Given information:
-*-*-

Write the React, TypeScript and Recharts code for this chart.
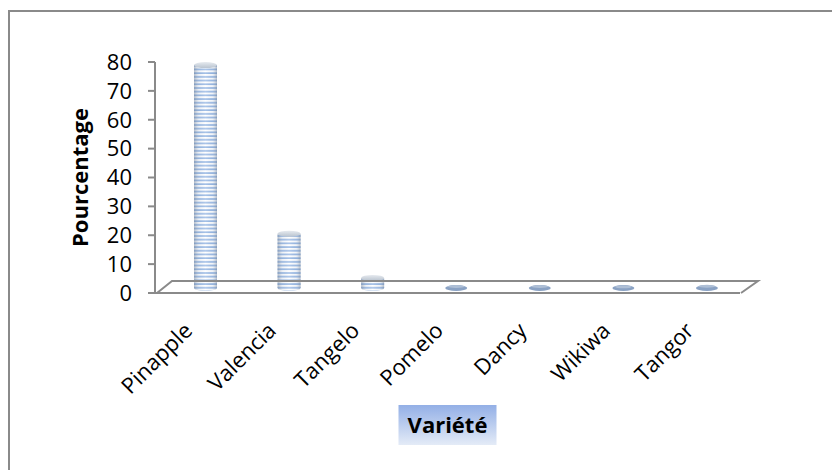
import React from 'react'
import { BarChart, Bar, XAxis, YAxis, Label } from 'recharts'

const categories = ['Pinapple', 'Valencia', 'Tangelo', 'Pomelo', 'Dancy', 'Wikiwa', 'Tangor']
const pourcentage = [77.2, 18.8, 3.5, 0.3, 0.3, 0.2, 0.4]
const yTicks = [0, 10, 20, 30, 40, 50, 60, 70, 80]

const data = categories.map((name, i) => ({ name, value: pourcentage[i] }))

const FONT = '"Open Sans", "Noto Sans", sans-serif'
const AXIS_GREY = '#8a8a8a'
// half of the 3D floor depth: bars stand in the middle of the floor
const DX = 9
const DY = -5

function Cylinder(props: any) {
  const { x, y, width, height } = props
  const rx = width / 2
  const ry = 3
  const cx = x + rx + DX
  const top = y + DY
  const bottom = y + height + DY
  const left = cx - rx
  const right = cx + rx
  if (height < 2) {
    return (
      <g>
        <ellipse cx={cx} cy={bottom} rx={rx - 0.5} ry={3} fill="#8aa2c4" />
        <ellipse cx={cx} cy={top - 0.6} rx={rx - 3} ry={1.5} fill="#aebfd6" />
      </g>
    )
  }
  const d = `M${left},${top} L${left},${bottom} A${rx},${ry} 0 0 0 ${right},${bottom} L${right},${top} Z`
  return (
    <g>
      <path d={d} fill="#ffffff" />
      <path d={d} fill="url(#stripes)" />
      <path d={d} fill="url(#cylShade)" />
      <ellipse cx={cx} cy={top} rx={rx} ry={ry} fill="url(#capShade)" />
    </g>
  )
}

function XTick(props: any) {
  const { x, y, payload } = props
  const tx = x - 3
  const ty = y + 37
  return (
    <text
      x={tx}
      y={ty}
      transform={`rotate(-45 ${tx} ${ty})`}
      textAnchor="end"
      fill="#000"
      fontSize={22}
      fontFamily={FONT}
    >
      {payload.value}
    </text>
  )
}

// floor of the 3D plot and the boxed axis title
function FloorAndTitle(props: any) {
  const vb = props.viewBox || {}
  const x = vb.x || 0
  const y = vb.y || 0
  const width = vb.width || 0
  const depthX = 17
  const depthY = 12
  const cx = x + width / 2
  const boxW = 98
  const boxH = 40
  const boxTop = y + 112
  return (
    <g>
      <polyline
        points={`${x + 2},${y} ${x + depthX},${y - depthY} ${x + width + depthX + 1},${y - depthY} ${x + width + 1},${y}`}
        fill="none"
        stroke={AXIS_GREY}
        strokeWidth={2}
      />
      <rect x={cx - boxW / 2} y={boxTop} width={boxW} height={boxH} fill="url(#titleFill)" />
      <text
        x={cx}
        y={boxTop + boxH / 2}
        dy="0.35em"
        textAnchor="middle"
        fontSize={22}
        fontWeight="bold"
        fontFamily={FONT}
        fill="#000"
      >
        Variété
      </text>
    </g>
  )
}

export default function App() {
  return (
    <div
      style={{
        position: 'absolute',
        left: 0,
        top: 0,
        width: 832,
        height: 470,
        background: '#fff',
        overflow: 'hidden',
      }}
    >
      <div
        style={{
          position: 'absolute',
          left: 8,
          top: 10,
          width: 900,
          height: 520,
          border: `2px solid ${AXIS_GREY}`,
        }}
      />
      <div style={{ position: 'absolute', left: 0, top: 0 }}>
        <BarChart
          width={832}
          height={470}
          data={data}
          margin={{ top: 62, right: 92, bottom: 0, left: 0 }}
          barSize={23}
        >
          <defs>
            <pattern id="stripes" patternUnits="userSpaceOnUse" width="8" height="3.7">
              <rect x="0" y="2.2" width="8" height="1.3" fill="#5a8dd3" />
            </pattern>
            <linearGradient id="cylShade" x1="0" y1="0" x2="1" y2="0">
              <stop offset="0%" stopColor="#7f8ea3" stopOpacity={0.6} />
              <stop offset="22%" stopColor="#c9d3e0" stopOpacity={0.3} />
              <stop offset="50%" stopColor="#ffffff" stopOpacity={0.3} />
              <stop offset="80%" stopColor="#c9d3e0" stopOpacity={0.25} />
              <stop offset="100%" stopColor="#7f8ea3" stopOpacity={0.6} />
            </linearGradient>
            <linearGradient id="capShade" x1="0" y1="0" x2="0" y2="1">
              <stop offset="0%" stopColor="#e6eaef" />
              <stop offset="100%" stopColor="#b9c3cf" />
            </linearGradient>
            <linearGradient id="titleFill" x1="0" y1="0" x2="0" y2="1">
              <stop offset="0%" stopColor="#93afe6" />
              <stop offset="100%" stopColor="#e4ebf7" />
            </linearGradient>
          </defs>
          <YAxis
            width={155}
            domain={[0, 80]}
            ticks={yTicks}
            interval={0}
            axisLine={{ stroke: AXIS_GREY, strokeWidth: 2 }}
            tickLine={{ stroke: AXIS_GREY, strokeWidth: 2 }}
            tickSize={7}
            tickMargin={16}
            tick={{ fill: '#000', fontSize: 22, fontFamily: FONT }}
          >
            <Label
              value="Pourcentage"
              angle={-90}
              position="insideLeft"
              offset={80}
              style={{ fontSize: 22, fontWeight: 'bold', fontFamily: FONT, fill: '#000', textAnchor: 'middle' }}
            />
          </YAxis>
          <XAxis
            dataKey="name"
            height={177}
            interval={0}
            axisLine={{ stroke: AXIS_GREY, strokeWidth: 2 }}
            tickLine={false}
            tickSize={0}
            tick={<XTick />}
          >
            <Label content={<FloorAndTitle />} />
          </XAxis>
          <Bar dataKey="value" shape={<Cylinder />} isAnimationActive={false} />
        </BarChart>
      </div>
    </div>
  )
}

-*-*-

Directive: Exactly as they appear, print the lines of the listing above from its first line through the line that contains "60, 70, 80]", minus the pictures.

Answer to the task:
Write the React, TypeScript and Recharts code for this chart.
import React from 'react'
import { BarChart, Bar, XAxis, YAxis, Label } from 'recharts'

const categories = ['Pinapple', 'Valencia', 'Tangelo', 'Pomelo', 'Dancy', 'Wikiwa', 'Tangor']
const pourcentage = [77.2, 18.8, 3.5, 0.3, 0.3, 0.2, 0.4]
const yTicks = [0, 10, 20, 30, 40, 50, 60, 70, 80]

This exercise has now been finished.